## [Records for the task]
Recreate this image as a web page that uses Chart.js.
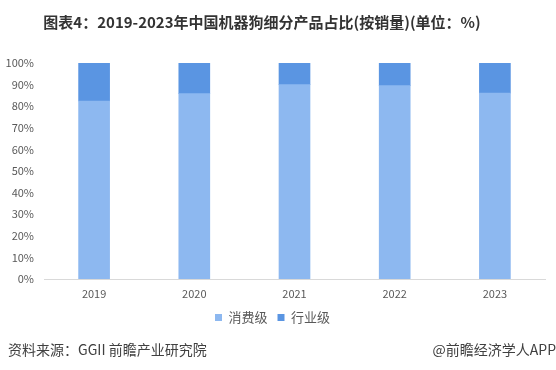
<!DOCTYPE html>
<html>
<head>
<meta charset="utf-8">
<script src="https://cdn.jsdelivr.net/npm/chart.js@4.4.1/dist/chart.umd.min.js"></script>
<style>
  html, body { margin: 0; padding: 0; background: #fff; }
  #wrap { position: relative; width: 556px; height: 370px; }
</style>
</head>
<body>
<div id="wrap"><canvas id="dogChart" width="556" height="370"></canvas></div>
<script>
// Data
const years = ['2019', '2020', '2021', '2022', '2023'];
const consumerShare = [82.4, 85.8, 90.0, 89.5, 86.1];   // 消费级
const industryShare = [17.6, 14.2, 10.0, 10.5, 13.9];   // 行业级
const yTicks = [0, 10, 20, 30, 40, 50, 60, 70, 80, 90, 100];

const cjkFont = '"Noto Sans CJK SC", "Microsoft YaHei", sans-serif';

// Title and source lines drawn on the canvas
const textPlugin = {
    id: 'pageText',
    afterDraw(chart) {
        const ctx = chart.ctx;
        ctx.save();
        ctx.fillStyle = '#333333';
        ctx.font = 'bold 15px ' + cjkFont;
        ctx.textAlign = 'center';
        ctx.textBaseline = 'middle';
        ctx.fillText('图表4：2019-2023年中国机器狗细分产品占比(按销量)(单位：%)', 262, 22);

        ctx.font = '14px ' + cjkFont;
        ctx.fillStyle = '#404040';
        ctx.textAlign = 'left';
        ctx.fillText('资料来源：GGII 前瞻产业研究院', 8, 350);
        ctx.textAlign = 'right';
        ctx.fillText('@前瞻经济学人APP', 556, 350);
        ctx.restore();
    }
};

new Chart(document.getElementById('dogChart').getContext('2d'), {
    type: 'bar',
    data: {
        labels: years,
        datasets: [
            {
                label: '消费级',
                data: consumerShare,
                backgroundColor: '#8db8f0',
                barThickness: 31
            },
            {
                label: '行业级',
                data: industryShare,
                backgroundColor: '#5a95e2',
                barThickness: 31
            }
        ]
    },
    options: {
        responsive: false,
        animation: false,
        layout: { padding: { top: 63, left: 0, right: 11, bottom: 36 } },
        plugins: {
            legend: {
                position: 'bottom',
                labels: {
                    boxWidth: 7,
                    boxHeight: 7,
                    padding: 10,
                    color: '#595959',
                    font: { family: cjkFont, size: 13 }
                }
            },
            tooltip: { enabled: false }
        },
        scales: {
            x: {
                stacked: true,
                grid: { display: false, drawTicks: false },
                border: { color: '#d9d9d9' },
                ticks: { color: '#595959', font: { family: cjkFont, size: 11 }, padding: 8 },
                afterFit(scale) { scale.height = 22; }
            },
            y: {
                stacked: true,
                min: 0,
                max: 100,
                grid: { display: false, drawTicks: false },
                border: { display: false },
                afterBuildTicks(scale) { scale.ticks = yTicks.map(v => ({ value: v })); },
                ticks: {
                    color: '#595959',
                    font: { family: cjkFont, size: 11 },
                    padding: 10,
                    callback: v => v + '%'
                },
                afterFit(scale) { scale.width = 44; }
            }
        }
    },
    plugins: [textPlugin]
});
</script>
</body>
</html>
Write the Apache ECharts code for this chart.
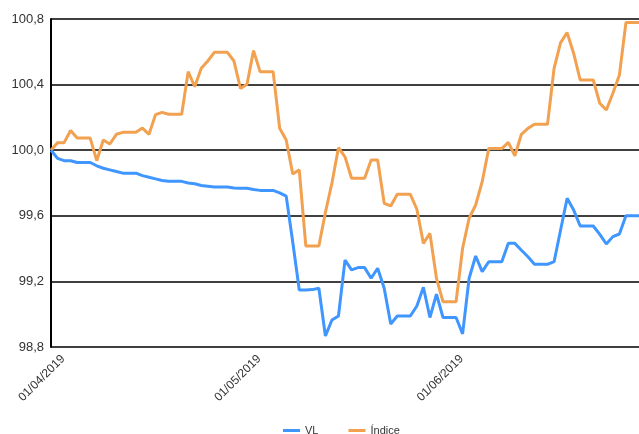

--

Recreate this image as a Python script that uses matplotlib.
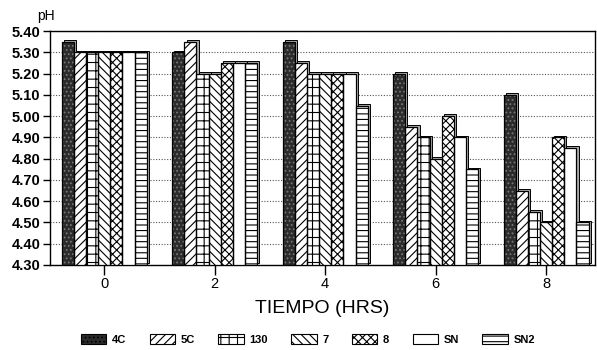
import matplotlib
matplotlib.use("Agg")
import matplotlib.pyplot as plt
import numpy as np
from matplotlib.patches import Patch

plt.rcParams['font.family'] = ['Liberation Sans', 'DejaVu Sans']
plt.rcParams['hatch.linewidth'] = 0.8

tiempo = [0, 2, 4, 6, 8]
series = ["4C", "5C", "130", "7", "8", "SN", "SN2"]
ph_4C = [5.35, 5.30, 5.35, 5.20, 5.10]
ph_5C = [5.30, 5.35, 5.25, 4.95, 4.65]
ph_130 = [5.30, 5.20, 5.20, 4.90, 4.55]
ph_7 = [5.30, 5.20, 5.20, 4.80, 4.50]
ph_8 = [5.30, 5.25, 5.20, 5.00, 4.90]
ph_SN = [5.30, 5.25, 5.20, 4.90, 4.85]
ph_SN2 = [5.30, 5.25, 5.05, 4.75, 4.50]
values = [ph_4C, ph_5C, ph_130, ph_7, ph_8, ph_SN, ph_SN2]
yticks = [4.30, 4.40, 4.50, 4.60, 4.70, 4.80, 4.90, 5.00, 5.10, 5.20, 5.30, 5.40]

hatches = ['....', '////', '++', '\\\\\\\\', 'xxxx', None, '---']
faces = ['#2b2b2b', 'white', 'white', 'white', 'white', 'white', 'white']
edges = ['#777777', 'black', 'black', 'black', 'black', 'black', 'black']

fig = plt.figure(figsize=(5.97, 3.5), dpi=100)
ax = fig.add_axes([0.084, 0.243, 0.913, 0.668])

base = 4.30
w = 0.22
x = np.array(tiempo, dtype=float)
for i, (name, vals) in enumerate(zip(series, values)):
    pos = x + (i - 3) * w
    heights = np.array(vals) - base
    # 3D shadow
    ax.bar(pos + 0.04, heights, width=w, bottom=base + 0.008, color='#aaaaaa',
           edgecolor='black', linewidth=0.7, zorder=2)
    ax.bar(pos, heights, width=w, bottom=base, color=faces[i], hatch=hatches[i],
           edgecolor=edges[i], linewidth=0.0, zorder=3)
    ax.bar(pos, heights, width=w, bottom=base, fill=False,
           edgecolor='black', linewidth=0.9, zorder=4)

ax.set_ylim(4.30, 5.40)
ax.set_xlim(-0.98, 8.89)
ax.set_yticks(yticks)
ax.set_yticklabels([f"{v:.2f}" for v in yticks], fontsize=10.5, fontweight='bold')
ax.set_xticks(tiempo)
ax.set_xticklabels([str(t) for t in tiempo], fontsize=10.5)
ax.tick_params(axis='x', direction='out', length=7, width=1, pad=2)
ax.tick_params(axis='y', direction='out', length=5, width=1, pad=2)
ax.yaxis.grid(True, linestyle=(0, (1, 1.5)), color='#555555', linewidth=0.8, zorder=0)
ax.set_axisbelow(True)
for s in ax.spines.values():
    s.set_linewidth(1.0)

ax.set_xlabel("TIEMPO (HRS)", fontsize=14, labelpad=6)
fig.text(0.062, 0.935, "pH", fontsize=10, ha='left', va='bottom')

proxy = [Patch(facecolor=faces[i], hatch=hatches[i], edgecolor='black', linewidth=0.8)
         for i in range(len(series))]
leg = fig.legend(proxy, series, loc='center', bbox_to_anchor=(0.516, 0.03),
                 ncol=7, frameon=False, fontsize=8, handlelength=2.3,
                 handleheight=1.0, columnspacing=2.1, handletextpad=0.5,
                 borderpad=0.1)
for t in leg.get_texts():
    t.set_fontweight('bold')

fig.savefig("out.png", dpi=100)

## [Given instruction]
Gather each line of the listing that holds the string "script".

## [Task solution]
<script src="https://cdn.jsdelivr.net/npm/chart.js@4.4.1/dist/chart.umd.min.js"></script>
<script>
</script>
Recreate this image as a Python script that uses matplotlib.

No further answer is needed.